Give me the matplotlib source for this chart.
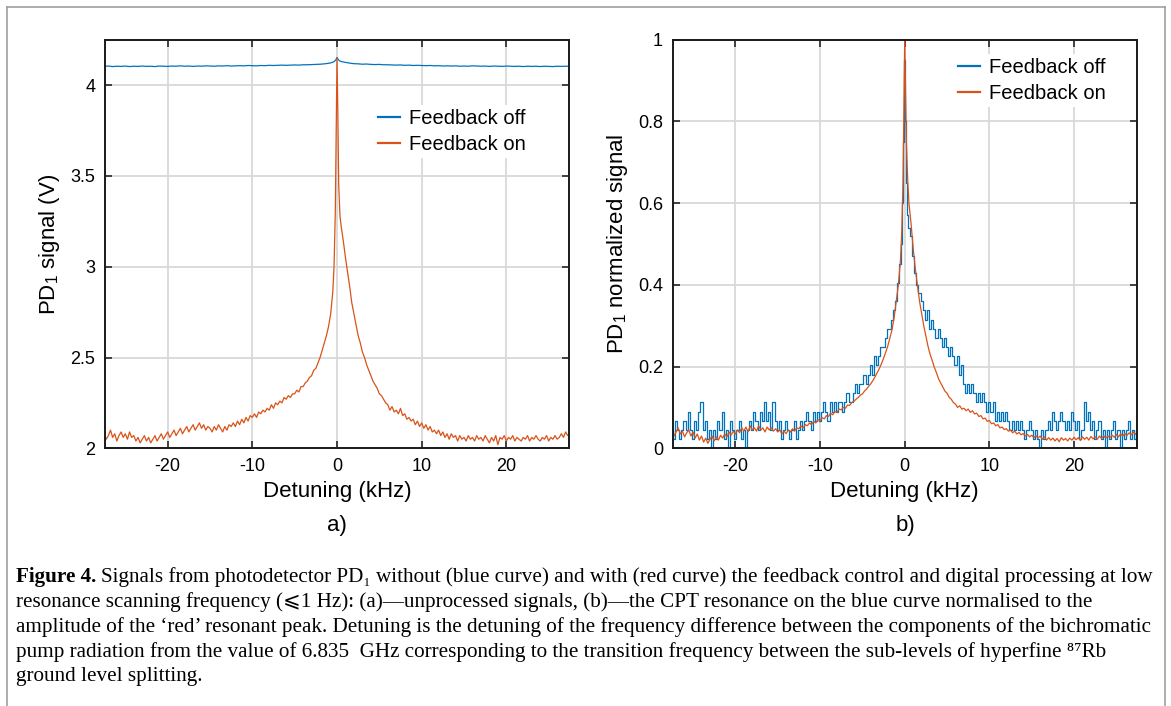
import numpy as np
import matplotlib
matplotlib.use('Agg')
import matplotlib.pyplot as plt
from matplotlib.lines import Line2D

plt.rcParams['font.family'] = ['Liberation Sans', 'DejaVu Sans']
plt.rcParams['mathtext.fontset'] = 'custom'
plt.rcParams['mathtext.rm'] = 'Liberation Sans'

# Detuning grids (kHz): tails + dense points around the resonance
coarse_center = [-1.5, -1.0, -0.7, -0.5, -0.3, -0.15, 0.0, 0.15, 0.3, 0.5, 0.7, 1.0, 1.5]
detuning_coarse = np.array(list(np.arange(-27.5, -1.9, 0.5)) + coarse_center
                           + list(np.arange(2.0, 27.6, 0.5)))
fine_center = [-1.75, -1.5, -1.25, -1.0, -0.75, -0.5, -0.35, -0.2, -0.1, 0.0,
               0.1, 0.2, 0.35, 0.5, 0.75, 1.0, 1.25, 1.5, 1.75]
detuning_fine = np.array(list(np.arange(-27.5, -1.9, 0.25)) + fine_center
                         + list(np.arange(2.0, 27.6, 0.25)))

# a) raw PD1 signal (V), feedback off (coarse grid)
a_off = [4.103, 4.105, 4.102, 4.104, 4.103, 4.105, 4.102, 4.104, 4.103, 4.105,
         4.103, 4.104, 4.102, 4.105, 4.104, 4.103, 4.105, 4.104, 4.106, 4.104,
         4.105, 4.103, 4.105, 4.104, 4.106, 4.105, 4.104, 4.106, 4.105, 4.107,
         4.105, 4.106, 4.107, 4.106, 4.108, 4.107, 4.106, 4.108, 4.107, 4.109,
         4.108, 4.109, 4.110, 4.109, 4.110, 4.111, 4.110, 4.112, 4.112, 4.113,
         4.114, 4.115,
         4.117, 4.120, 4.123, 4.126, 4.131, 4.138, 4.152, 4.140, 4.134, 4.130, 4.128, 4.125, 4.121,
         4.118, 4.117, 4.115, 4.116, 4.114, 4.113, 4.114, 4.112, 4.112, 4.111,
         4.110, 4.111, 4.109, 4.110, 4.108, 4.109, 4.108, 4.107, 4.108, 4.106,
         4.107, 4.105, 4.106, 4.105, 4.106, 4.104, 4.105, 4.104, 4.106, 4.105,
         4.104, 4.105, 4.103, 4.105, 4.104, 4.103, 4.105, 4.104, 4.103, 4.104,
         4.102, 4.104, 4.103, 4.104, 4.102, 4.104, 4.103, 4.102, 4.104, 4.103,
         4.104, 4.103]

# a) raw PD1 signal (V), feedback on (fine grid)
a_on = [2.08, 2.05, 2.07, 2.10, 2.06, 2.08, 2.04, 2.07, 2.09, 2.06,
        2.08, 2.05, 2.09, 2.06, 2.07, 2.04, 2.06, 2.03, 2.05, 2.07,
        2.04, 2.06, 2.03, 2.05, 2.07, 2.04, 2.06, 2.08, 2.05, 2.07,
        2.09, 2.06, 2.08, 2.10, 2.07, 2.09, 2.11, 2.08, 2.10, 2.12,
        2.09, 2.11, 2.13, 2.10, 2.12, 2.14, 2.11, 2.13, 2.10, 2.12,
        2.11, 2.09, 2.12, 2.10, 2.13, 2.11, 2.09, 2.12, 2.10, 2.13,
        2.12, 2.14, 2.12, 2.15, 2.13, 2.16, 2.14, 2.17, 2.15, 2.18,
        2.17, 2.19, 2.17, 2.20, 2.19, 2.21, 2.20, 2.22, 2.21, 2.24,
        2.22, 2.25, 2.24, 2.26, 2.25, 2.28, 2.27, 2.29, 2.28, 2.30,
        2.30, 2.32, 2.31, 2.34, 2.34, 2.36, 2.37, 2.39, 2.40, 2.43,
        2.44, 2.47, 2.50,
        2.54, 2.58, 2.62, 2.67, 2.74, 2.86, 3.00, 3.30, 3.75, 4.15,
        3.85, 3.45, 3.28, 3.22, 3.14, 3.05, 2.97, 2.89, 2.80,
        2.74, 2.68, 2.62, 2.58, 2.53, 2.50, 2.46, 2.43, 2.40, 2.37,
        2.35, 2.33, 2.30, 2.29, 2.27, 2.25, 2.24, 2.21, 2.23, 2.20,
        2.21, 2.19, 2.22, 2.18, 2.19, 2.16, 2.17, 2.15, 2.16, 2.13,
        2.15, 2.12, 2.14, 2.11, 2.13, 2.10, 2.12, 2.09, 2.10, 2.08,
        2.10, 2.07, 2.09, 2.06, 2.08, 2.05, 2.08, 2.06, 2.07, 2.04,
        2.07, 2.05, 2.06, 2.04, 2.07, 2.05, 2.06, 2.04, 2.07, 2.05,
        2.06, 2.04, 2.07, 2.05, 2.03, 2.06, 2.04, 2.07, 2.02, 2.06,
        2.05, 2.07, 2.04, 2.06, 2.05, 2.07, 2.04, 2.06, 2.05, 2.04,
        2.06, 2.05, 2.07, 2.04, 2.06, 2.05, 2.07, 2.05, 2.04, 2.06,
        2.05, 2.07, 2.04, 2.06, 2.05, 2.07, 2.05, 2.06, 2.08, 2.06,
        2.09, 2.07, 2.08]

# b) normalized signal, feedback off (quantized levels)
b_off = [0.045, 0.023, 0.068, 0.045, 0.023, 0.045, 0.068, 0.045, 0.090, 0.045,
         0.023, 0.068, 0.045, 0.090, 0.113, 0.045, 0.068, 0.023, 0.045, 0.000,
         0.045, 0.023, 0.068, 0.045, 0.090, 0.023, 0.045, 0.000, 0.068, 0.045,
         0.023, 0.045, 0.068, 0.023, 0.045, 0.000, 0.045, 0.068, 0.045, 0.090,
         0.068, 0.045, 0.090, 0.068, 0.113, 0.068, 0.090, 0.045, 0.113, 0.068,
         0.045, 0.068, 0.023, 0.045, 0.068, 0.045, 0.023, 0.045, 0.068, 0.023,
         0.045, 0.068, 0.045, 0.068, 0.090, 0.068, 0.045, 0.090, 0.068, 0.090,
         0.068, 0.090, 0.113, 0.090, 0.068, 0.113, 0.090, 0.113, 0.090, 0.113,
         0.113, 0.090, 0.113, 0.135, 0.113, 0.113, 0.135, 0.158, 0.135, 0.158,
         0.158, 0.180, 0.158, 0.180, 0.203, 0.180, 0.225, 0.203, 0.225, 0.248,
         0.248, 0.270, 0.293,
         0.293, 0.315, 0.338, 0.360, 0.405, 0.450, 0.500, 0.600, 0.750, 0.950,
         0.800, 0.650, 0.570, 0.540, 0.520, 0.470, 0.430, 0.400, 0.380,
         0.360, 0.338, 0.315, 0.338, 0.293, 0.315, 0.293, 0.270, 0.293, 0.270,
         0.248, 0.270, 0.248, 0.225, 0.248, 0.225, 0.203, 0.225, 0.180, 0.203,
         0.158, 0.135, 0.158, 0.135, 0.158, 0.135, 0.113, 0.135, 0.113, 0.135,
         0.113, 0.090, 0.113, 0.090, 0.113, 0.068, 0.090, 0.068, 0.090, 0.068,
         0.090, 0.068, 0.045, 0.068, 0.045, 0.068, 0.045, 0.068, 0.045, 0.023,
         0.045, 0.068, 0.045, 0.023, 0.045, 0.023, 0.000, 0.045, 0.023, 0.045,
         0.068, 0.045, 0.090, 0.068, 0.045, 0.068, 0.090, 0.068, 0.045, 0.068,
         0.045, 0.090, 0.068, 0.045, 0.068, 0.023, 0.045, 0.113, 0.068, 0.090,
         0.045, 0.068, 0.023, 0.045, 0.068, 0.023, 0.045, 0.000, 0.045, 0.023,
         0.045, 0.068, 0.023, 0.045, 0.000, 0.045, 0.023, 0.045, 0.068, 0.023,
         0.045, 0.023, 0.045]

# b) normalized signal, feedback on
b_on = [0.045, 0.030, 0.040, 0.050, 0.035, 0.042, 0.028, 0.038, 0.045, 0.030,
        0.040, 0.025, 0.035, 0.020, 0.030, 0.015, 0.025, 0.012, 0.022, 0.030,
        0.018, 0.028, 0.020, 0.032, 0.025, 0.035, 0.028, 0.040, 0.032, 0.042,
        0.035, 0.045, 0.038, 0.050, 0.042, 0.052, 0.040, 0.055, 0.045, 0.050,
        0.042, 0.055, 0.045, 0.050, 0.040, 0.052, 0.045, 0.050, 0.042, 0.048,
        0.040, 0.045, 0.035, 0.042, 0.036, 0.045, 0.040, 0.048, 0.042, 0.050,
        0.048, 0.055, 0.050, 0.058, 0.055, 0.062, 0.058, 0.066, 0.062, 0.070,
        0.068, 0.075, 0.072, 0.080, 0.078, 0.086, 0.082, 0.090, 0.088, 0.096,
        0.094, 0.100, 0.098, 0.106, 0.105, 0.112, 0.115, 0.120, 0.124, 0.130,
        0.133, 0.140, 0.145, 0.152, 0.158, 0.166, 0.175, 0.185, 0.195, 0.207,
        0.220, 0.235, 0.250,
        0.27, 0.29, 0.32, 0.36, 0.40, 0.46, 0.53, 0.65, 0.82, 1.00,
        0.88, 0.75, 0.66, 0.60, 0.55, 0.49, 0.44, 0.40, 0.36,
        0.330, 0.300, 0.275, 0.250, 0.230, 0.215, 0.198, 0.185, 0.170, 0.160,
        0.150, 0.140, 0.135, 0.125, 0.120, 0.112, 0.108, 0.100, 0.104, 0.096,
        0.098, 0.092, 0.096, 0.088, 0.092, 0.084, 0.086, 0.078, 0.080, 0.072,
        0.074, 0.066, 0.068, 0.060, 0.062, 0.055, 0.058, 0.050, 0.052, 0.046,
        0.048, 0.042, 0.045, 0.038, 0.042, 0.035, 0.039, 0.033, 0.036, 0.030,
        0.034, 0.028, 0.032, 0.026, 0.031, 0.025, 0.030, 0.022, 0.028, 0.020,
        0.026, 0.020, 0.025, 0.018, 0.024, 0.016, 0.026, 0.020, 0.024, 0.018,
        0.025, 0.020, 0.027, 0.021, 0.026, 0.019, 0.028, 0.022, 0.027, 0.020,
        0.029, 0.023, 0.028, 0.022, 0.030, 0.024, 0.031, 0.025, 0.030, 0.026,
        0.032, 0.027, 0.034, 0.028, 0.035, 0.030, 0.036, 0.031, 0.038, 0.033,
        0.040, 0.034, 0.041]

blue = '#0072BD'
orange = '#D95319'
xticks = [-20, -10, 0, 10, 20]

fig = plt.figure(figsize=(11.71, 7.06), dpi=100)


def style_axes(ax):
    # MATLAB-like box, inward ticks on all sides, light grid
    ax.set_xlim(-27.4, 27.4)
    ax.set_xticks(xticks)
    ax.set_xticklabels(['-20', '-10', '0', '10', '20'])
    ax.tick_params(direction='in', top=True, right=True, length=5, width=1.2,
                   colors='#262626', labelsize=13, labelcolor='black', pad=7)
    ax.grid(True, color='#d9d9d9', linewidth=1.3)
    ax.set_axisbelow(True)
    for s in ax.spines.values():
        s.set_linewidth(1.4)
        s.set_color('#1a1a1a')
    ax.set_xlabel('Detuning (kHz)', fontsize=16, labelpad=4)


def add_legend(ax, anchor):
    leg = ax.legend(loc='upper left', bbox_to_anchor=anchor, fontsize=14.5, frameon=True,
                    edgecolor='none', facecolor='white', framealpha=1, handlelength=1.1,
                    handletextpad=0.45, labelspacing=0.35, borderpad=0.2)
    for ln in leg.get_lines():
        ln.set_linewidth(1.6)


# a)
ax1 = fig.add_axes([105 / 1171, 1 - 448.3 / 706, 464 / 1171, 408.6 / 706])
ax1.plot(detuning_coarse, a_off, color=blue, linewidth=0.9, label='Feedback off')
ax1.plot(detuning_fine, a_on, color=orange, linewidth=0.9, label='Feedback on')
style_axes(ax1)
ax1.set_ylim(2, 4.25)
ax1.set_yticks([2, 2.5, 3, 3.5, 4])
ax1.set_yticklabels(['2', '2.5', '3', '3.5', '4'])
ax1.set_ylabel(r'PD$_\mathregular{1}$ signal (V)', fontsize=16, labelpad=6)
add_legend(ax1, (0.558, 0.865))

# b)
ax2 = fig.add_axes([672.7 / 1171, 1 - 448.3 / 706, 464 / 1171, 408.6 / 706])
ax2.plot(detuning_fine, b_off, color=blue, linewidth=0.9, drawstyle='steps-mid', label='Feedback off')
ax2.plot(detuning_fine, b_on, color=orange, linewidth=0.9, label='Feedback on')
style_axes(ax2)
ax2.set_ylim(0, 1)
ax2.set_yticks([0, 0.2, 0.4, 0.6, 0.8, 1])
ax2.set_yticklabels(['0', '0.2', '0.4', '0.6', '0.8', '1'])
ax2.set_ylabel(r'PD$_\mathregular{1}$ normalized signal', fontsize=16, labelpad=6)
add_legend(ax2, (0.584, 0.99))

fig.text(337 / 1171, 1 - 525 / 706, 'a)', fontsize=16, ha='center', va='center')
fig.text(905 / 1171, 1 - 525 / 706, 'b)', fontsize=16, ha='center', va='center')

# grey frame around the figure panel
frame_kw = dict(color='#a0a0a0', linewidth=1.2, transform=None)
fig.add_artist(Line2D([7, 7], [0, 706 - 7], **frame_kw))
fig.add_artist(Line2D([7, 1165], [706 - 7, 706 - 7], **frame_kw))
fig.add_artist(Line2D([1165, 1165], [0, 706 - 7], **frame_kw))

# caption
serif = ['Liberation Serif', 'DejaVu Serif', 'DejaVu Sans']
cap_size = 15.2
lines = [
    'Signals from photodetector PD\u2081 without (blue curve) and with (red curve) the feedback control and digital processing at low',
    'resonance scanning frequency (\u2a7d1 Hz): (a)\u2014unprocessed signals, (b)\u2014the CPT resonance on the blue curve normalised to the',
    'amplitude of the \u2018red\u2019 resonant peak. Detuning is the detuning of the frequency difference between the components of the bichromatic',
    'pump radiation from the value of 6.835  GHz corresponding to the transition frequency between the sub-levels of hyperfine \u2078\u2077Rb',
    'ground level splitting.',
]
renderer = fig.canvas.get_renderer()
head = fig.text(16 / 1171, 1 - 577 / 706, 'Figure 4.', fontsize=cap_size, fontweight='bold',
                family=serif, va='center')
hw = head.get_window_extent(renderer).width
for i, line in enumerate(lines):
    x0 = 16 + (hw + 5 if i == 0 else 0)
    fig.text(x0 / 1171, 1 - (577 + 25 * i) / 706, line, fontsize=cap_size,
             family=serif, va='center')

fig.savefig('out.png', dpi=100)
====================
## Problem description
Exactly as written, please give again the lines from the beginning of the listing through the line containing "4.104, 4.103]", inclusive, without any pictures.

## Result of the exercise
Give me the matplotlib source for this chart.
import numpy as np
import matplotlib
matplotlib.use('Agg')
import matplotlib.pyplot as plt
from matplotlib.lines import Line2D

plt.rcParams['font.family'] = ['Liberation Sans', 'DejaVu Sans']
plt.rcParams['mathtext.fontset'] = 'custom'
plt.rcParams['mathtext.rm'] = 'Liberation Sans'

# Detuning grids (kHz): tails + dense points around the resonance
coarse_center = [-1.5, -1.0, -0.7, -0.5, -0.3, -0.15, 0.0, 0.15, 0.3, 0.5, 0.7, 1.0, 1.5]
detuning_coarse = np.array(list(np.arange(-27.5, -1.9, 0.5)) + coarse_center
                           + list(np.arange(2.0, 27.6, 0.5)))
fine_center = [-1.75, -1.5, -1.25, -1.0, -0.75, -0.5, -0.35, -0.2, -0.1, 0.0,
               0.1, 0.2, 0.35, 0.5, 0.75, 1.0, 1.25, 1.5, 1.75]
detuning_fine = np.array(list(np.arange(-27.5, -1.9, 0.25)) + fine_center
                         + list(np.arange(2.0, 27.6, 0.25)))

# a) raw PD1 signal (V), feedback off (coarse grid)
a_off = [4.103, 4.105, 4.102, 4.104, 4.103, 4.105, 4.102, 4.104, 4.103, 4.105,
         4.103, 4.104, 4.102, 4.105, 4.104, 4.103, 4.105, 4.104, 4.106, 4.104,
         4.105, 4.103, 4.105, 4.104, 4.106, 4.105, 4.104, 4.106, 4.105, 4.107,
         4.105, 4.106, 4.107, 4.106, 4.108, 4.107, 4.106, 4.108, 4.107, 4.109,
         4.108, 4.109, 4.110, 4.109, 4.110, 4.111, 4.110, 4.112, 4.112, 4.113,
         4.114, 4.115,
         4.117, 4.120, 4.123, 4.126, 4.131, 4.138, 4.152, 4.140, 4.134, 4.130, 4.128, 4.125, 4.121,
         4.118, 4.117, 4.115, 4.116, 4.114, 4.113, 4.114, 4.112, 4.112, 4.111,
         4.110, 4.111, 4.109, 4.110, 4.108, 4.109, 4.108, 4.107, 4.108, 4.106,
         4.107, 4.105, 4.106, 4.105, 4.106, 4.104, 4.105, 4.104, 4.106, 4.105,
         4.104, 4.105, 4.103, 4.105, 4.104, 4.103, 4.105, 4.104, 4.103, 4.104,
         4.102, 4.104, 4.103, 4.104, 4.102, 4.104, 4.103, 4.102, 4.104, 4.103,
         4.104, 4.103]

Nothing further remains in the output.